INFORMATION SHOWN:
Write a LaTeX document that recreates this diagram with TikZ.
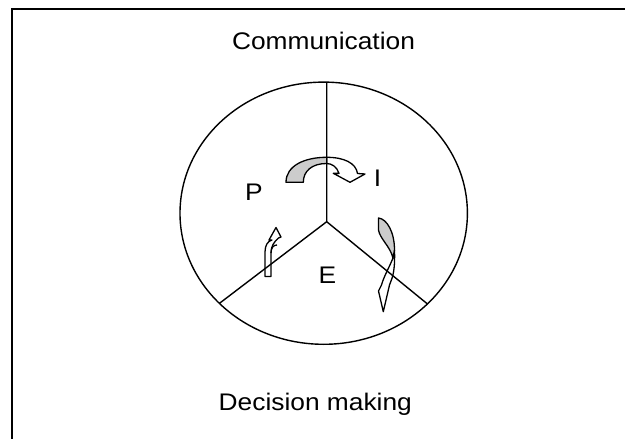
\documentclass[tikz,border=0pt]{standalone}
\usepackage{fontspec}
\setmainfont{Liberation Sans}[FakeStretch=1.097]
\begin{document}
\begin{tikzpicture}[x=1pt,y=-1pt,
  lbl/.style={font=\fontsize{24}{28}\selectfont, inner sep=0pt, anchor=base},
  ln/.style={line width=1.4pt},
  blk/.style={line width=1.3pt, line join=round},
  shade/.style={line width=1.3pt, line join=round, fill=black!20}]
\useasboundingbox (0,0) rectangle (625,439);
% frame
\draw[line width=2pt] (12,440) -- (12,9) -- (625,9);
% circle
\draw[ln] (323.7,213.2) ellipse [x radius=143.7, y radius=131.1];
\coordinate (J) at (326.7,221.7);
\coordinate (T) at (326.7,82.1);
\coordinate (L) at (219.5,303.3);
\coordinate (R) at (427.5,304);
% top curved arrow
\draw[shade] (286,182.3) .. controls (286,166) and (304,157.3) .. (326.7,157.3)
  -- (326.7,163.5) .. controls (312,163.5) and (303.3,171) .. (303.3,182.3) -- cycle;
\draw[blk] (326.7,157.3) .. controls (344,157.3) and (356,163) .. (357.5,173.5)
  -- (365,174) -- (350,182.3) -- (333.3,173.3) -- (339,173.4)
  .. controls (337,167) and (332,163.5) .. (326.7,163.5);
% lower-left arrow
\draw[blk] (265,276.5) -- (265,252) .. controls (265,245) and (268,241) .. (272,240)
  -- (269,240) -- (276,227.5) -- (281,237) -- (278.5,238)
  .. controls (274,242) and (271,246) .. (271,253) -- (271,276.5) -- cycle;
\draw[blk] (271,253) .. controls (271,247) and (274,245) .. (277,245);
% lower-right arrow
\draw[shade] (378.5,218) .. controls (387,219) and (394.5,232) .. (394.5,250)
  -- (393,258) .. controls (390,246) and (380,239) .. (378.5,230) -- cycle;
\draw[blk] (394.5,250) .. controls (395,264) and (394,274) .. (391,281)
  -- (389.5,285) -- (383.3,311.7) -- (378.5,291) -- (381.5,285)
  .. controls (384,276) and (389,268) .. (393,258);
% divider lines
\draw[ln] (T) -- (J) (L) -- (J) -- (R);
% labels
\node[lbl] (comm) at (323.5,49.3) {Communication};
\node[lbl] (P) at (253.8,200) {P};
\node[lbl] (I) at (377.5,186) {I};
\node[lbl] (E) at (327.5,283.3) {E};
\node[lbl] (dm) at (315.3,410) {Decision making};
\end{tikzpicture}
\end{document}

PROBLEM DETAILS:
Transcribe the listing above verbatim. Omit the pictures.

EXERCISE RESULT:
Write a LaTeX document that recreates this diagram with TikZ.
\documentclass[tikz,border=0pt]{standalone}
\usepackage{fontspec}
\setmainfont{Liberation Sans}[FakeStretch=1.097]
\begin{document}
\begin{tikzpicture}[x=1pt,y=-1pt,
  lbl/.style={font=\fontsize{24}{28}\selectfont, inner sep=0pt, anchor=base},
  ln/.style={line width=1.4pt},
  blk/.style={line width=1.3pt, line join=round},
  shade/.style={line width=1.3pt, line join=round, fill=black!20}]
\useasboundingbox (0,0) rectangle (625,439);
% frame
\draw[line width=2pt] (12,440) -- (12,9) -- (625,9);
% circle
\draw[ln] (323.7,213.2) ellipse [x radius=143.7, y radius=131.1];
\coordinate (J) at (326.7,221.7);
\coordinate (T) at (326.7,82.1);
\coordinate (L) at (219.5,303.3);
\coordinate (R) at (427.5,304);
% top curved arrow
\draw[shade] (286,182.3) .. controls (286,166) and (304,157.3) .. (326.7,157.3)
  -- (326.7,163.5) .. controls (312,163.5) and (303.3,171) .. (303.3,182.3) -- cycle;
\draw[blk] (326.7,157.3) .. controls (344,157.3) and (356,163) .. (357.5,173.5)
  -- (365,174) -- (350,182.3) -- (333.3,173.3) -- (339,173.4)
  .. controls (337,167) and (332,163.5) .. (326.7,163.5);
% lower-left arrow
\draw[blk] (265,276.5) -- (265,252) .. controls (265,245) and (268,241) .. (272,240)
  -- (269,240) -- (276,227.5) -- (281,237) -- (278.5,238)
  .. controls (274,242) and (271,246) .. (271,253) -- (271,276.5) -- cycle;
\draw[blk] (271,253) .. controls (271,247) and (274,245) .. (277,245);
% lower-right arrow
\draw[shade] (378.5,218) .. controls (387,219) and (394.5,232) .. (394.5,250)
  -- (393,258) .. controls (390,246) and (380,239) .. (378.5,230) -- cycle;
\draw[blk] (394.5,250) .. controls (395,264) and (394,274) .. (391,281)
  -- (389.5,285) -- (383.3,311.7) -- (378.5,291) -- (381.5,285)
  .. controls (384,276) and (389,268) .. (393,258);
% divider lines
\draw[ln] (T) -- (J) (L) -- (J) -- (R);
% labels
\node[lbl] (comm) at (323.5,49.3) {Communication};
\node[lbl] (P) at (253.8,200) {P};
\node[lbl] (I) at (377.5,186) {I};
\node[lbl] (E) at (327.5,283.3) {E};
\node[lbl] (dm) at (315.3,410) {Decision making};
\end{tikzpicture}
\end{document}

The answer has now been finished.